Senescent cells are old, sick cells that cannot properly repair themselves and don't die off when they should. Instead, they function abnormally and release substances that kill surrounding healthy cells and cause inflammation. Over time, they continue to build up in tissues throughout the body contributing to the aging process, neurocognitive decline and cancer.
For the current study, the research team enrolled five participants aged 65 and older with symptoms of early-stage Alzheimer's disease. Participants received oral dasatinib plus quercetin over two consecutive days, followed by two weeks of no drugs. The cycle repeated six times for a total of 12 weeks. The research team also collected data on the safety and efficacy of the two drugs by monitoring side effects. They assessed biomarkers of senescence in cerebrospinal fluid (CSF) and blood, and also evaluated patients' cognition and brain images before treatment and after they completed the 12-week study. They found that both dasatinib and quercetin levels increased in the blood, and dasatinib was detected in the CSF in four subjects. Quercetin was not detected in the CSF of any participant. "We also determined that the treatment was safe, feasible and well-tolerated. There were no significant changes in brain function as determined by assessing memory and brain imaging to provide additional evidence that it is a safe therapy to evaluate further." Researchers also saw evidence to suggest that the combination therapy cleared amyloid from the brain and lowered inflammation in the blood. "However, we shouldn't over-interpret these results. There was a small number of people enrolled, there was no placebo arm to compare results."
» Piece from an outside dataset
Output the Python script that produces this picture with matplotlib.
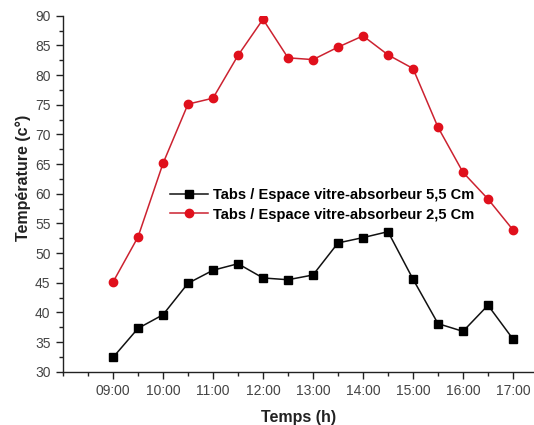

Cellular senescence contributes to Alzheimer's disease (AD) pathogenesis. An open-label, proof-of-concept, phase I clinical trial of orally delivered senolytic therapy, dasatinib (D) and quercetin (Q), was conducted in early-stage symptomatic patients with AD to assess central nervous system (CNS) penetrance, safety, feasibility, and efficacy. Five participants (mean age = 76 years) completed the 12-week pilot study.
D and Q levels in blood increased in all participants. In cerebrospinal fluid (CSF), D levels were detected in four participants (80%) Q was not detected. The treatment was well-tolerated, with no early discontinuation. Secondary cognitive and neuroimaging endpoints did not significantly differ from baseline to post-treatment further supporting a favorable safety profile.
CSF levels of interleukin-6 (IL-6) and glial fibrillary acidic protein (GFAP) increased with trending decreases in senescence-related cytokines and chemokines, and a trend toward higher Aβ42 levels. In summary, CNS penetrance of D was observed with outcomes supporting safety, tolerability, and feasibility in patients with AD. Biomarker data provided mechanistic insights of senolytic effects that need to be confirmed in fully powered, placebo-controlled studies.